La décentralisation permettrait, quant à elle, une répartition claire des compétences fiscales entre l’État central et les collectivités territoriales ; ce qui devrait s’accompagner d’une répartition différente des responsabilités.
Sensibilisation citoyenne
Le paiement de l’impôt incarne la relation citoyenne entre un individu et un État. Des campagnes nationales de sensibilisation pourraient insister sur ce rapport à double sens né du paiement de l’impôt ; sur les droits et les obligations liés à la citoyenneté.
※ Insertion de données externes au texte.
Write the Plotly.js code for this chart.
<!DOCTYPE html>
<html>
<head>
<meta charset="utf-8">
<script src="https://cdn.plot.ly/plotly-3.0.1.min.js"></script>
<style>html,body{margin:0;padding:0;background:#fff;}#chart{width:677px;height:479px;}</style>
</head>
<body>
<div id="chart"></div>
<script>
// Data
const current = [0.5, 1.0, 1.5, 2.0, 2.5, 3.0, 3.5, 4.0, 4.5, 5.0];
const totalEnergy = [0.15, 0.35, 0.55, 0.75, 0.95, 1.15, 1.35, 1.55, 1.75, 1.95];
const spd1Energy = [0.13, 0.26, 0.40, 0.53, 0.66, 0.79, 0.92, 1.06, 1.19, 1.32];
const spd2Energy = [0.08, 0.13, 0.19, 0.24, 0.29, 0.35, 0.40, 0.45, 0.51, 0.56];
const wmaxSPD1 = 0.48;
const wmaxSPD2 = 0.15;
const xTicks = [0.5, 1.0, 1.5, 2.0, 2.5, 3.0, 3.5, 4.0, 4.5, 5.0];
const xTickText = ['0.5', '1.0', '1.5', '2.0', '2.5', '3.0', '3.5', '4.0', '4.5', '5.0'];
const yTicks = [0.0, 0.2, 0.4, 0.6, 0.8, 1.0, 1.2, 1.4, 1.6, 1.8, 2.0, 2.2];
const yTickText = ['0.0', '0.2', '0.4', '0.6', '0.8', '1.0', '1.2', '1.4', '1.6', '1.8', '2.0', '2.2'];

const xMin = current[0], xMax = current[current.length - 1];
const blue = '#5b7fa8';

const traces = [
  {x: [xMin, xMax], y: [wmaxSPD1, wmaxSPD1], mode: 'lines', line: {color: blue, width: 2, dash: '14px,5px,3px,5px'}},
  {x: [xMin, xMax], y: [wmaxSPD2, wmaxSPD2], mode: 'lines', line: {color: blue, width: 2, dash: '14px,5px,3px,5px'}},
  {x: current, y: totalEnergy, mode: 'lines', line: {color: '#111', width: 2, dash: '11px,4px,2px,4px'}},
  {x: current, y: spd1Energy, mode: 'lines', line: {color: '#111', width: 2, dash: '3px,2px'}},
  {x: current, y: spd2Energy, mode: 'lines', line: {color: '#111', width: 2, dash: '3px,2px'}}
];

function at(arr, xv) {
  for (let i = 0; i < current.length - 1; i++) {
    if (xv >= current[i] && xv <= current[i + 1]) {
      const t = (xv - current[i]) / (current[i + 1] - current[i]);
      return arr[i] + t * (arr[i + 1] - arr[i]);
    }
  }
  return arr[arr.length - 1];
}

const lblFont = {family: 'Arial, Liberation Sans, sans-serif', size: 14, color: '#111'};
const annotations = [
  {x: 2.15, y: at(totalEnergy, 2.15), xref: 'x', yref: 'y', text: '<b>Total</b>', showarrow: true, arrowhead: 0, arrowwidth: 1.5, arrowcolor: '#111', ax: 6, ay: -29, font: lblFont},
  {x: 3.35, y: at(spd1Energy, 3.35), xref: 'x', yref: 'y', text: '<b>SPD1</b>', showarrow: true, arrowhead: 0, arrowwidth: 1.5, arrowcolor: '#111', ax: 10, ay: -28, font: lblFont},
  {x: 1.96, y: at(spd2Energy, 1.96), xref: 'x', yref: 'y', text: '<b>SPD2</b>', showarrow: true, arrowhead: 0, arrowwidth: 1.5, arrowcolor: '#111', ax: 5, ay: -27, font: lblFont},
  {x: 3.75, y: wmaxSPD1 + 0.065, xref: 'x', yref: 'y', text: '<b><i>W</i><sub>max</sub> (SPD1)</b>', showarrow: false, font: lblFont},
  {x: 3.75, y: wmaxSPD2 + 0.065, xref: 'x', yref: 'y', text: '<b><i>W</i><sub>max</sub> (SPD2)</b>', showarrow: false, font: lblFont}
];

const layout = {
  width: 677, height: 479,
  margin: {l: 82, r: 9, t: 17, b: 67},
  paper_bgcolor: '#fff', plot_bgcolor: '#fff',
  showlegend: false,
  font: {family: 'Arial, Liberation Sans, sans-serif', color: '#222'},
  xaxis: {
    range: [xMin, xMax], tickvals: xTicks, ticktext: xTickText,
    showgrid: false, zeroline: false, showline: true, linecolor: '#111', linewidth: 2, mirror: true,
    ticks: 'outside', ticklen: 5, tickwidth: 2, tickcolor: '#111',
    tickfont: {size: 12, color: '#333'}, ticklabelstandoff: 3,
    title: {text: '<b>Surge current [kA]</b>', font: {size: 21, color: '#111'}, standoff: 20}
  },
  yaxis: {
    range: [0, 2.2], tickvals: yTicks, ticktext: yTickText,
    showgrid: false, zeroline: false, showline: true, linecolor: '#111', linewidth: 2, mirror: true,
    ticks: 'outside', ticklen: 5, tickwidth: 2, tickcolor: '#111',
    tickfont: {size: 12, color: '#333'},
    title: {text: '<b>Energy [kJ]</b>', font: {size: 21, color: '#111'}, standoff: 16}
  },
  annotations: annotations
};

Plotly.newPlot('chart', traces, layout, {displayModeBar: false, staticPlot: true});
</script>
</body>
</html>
Contrairement aux pratiques en vigueur au Liban encouragées par une certaine paresse, voire un certain défaitisme de l’administration, lutter contre la fraude fiscale par un élargissement de l’assiette des contribuables.
La création d’une association (ONG) d’utilité publique participerait de cette mission d’information et de protection du contribuable. Une telle association pourrait servir parallèlement de forum permanent de discussions (constructives), voire d’antichambre “législative” capable de proposer des études et des projets de lois et de règlements fiscaux.
Contrôle parlementaire
La préparation du budget relève du seul pouvoir exécutif, mais le Parlement a le droit et le devoir de contrôler son exécution et de contribuer à son élaboration. Il faudrait pour cela renforcer ses pouvoirs de contrôle en donnant à la commission des Finances un droit d’accès permanent aux documents pertinents et un droit d’enquête. Il conviendrait aussi de procéder régulièrement à des débats d’orientation budgétaire dont les conclusions devraient être prises en considération lors de l’établissement de tout projet.
Simplifications procédurales
Les procédures administratives sont un frein à l’activité et à l’investissement. Leur simplification est une nécessité. Le chantier a été entamé, mais il est au point mort depuis des années.